Es ist ein Projekt der Superlative: Im Jahr 429 überqueren die Vandalen die Straße von Gibraltar – mit vermutlich 80.000 Menschen, Material und Proviant. Sie alle von der iberischen Südküste über die Meerenge nach Marokko zu bringen, erfordert einen enormen logistischen Aufwand, genügend Schiffe und nicht zuletzt das nötige seefahrerische Knowhow.
Im Pendelverkehr über die Meerenge
Doch der Vandalenkönig Geiserich hat sich und seine Untertanen gut vorbereitet. Schon in den Jahren zuvor haben die Vandalen immer wieder römische Schiffe gekapert und mit ihnen Raubzüge auf die Balearen und entlang der iberischen Küste durchgeführt. Das verschafft diesem ursprünglich eher küstenfernen Volk erste Erfahrungen in der Seefahrt und auch die nötige Flotte. Geiserich ist zudem ein gewiefter Logistiker: Für die Überfahrt richtet er eine Art Pendelverkehr seiner Schiffe zwischen Gibraltar und der Küste Nordafrikas ein.
Seine Vorbereitung zahlt sich aus: Die Vandalen erreichen Nordafrika – und damit fast schon eine Art „gelobtes Land“. Denn diese Region ist damals die Kornkammer des römischen Reiches und deckt 75 bis 90 Prozent des gesamten Getreidebedarfs. „Es war ein wohlhabendes Land mit einer blühenden Wirtschaft: Oliven, Getreide, Wein, Früchte aller Art wuchsen dort“, erklärt Astrid Wenzel vom Badischen Landesmuseum im Deutschlandfunk.
Siegeszug durch Nordafrika
Der Einfall der Vandalen in einen so wichtigen Teil des römischen Reiches hätte eigentlich auf erbitterte Gegenwehr stoßen müssen – zumal die ortsansässigen Römer und ihre Vasallen in der Mehrzahl sind. Doch den Vandalen kommt zugute, dass längst nicht alle Bewohner Nordafrikas gegenüber Rom loyal sind – im Gegenteil. Einheimische Berber, aber auch arianische Christen, die von den herrschenden römisch-katholischen Eliten unterdrückt werden, verbünden sich mit den Vandalen.

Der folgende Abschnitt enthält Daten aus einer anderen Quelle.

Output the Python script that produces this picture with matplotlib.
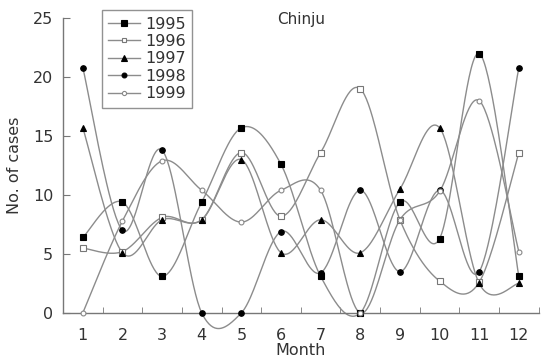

Geiserich und seine Truppen ziehen relativ zügig an der Küste entlang nach Osten. Im Jahr 430 erreichen sie Hippo Regius, den nach Karthago wichtigsten Handelshafen des römischen Nordafrika. 14 Monate lang belagern die Vandalen die befestigte Küstenstadt und schlagen auch die eilends herangezogenen römischen Truppenverbände zurück. Schließlich fällt Hippo Regius und Geiserich macht sie zur Hauptstadt seines neuen nordafrikanischen Reiches.
Der Fall Karthagos
Für die Römer ist dieser Erfolg der Vandalen ein Schock. Nachdem diese „Barbaren“ offenbar im Kampf nicht zu besiegen sind, versucht der römische Kaiser Valentinian III., sie im Jahr 435 mit einem Vertrag zu befrieden. In ihm erklärt er die Vandalen offiziell zu Foederati – eine Art nichtrömischer Vasallen – und übergibt ihnen offiziell die Herrschaft über die nordafrikanische Provinz Numidia und Teile Mauretanias.
Doch Geiserich ist dies nicht genug: Er bricht 439 erneut zu einem Eroberungsfeldzug auf – diesmal nach Karthago, der wichtigsten Stadt Nordafrikas und der drittgrößten Metropole des römischen Reiches. Karthago ist, wie es seiner Bedeutung entspricht, stark befestigt und durch starke römische Verbände geschützt. Seltsamerweise aber gelingt es den Vandalen dennoch, die Stadt fast ohne Gegenwehr zu erobern.
Warum, ist bis heute rätselhaft. Einige Geschichtsschreiber berichten, dass zu diesem Zeitpunkt die meisten Einwohner Karthagos im Hippodrom bei Pferderennen waren. Andere vermuten, dass die Vandalen von heimlichen Unterstützern in die Stadt gelassen wurden.